軍事實力雖然對霸權秩序不可或缺,但絕非唯一要素。若無法承擔上述的霸權責任,任何強權地位只會是曇花一現。而中國今日政治體制不民主、經濟制度不透明可信賴,國家干預貨幣政策過深,在制度上就無法取代美國地位,提供各國更具吸引力的公共財。何況中國在貿易上都逐漸被各國指控進行不公平貿易,而響應美國發起的貿易戰,縱然經貿合作關係依舊,要說服各國接受自己取代美國成為新霸權,可不是多幾顆能打到美國的核彈就能辦到的。
另一個連中國都無法否認的一點,就是美國無與倫比的軟實力,使其獲得全世界的信賴,接受成為霸權。奈伊從1990年的《Bound to Lead: the Changing Nature of American. Power》、2004年的《Soft Power: The Means to Success in World Politics》、乃至2015年出版的《Is the American Century Over?》都揭櫫一點,就是美國之所以為霸權,除了軍事上無人能敵,在軟實力上也被各國認可為一霸權。
軟實力一言以蔽之,就是「吸引力」。一國的軟實力可以透過文化及制度等方面表現,而美國的流行文化及民主政治就是其軟實力最大資產。筆者曾有幸與奈伊本人對談,他對我指出,軟實力其實是一個中性的概念。所以中國的文化及政治體制理論上仍有可能產生吸引力。而中國近幾年也大力投資海外軟實力,在流行文化上輸出中劇、與美國電影公司合資、乃至全球廣設的孔子學院都是顯例。然而多年的軟實力工程不但沒使得中國被廣泛接受為足以取代美國的新霸權,反而引起各國警覺,紛紛立法防止中國政治勢力滲透,甚而關閉孔子學院。
中國軟實力最大的死穴,就在於民主。沒有民主,就沒有人權。人身安全不受法律保障便無法說服各國人民到中國求學、工作、居住、甚至入籍。沒有這樣的拉力,就無法吸引各國人才為己所用。2016年美國多數族群白人佔總人口73%,廣義上的「中裔美國人」(不含台灣人)就將近400萬。而中國光漢族在2010年就佔92%,但外國移民只有1400多人(連結)。在2017年美國國際學生人數約108萬,其中國學生就佔35萬(連結)。而2016年到中國留學的國際學生是44萬(連結),美國學生則不到1.2萬(連結)。更不用說中國高官不斷在美國置產,送子女到美國留學就業。一來一往,都可見美中軟實力的巨大差距,而這是再多的美國沒落論都無法反駁的,遑論美國會不會持續追求全球霸權了。

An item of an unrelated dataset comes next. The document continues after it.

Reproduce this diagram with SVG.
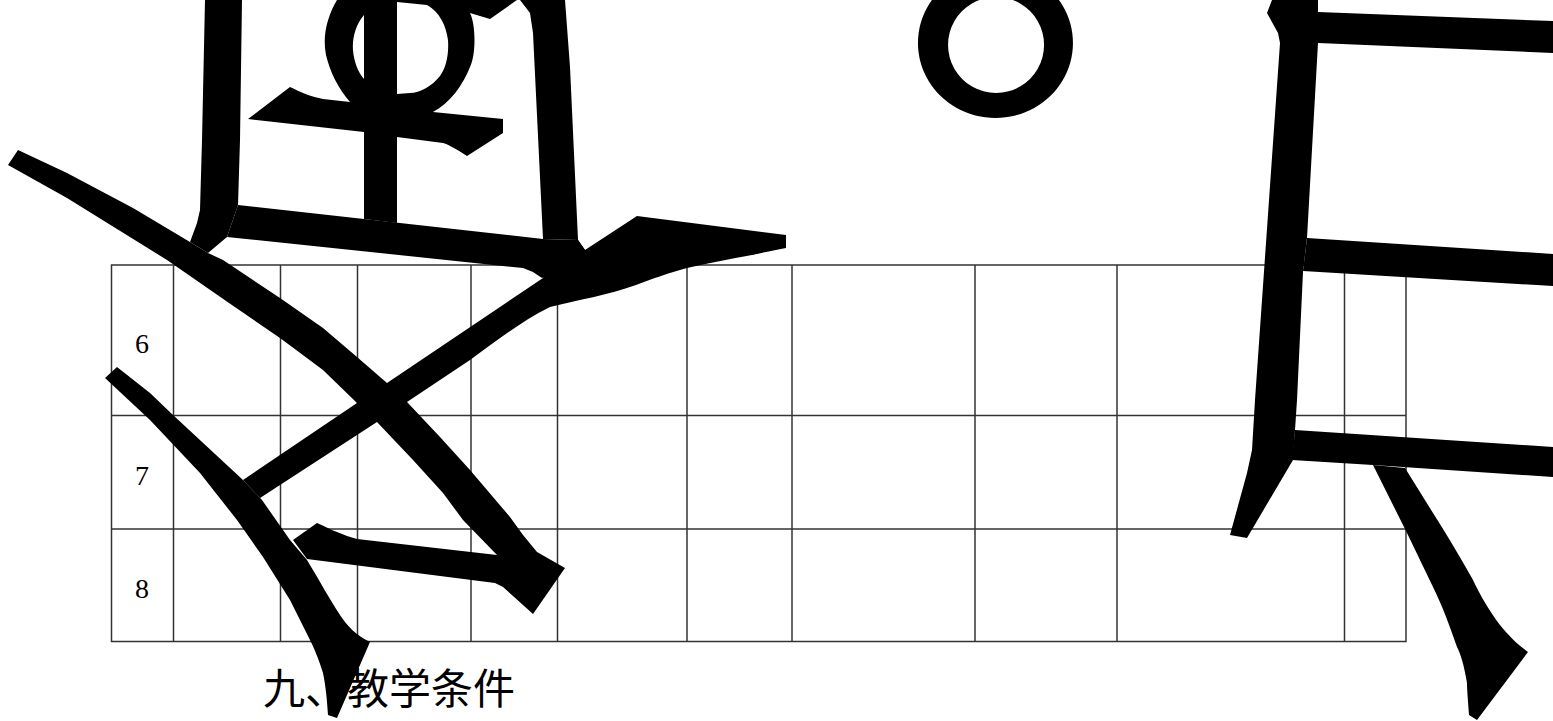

美國的霸權地位不是自立為王,而是各國眾星拱月拱出來的,並非中國能輕易取代。
透過以上討論可以發現,觀察美國外交政策,觀其行和聽其言一樣重要。四十年來歷經七位美國總統,幾乎都曾被質疑可能放棄台灣。然而透過實踐會發現,美國對台灣的安全承諾並無動搖,且在川普上任時也沒有改弦更張的跡象。至於中國雖然在軍事及經濟上崛起,但其決策仍有理性成分,絕非其他評論者以為能不計代價地統一台灣。因為一旦輕舉妄動,非但得不償失,在戰場上也不一定討得到便宜。至於美國之所以穩坐霸權地位,並不只是因為有傲視群雄的軍事實力。美國為穩定世界秩序所提供的公共財,以及文化制度散發的軟實力,得到了世界各國的認可。中國縱然國力上升成為「強權」,但仍不具備足以取代美國成為「霸權」的條件。與中國一衣帶水的台灣,或許對中國的崛起所感受的衝擊或焦慮比其他國家都強烈。但認識到美中真正的實力對比,應對美國對台灣的守護承諾,多些信心,少些疑心。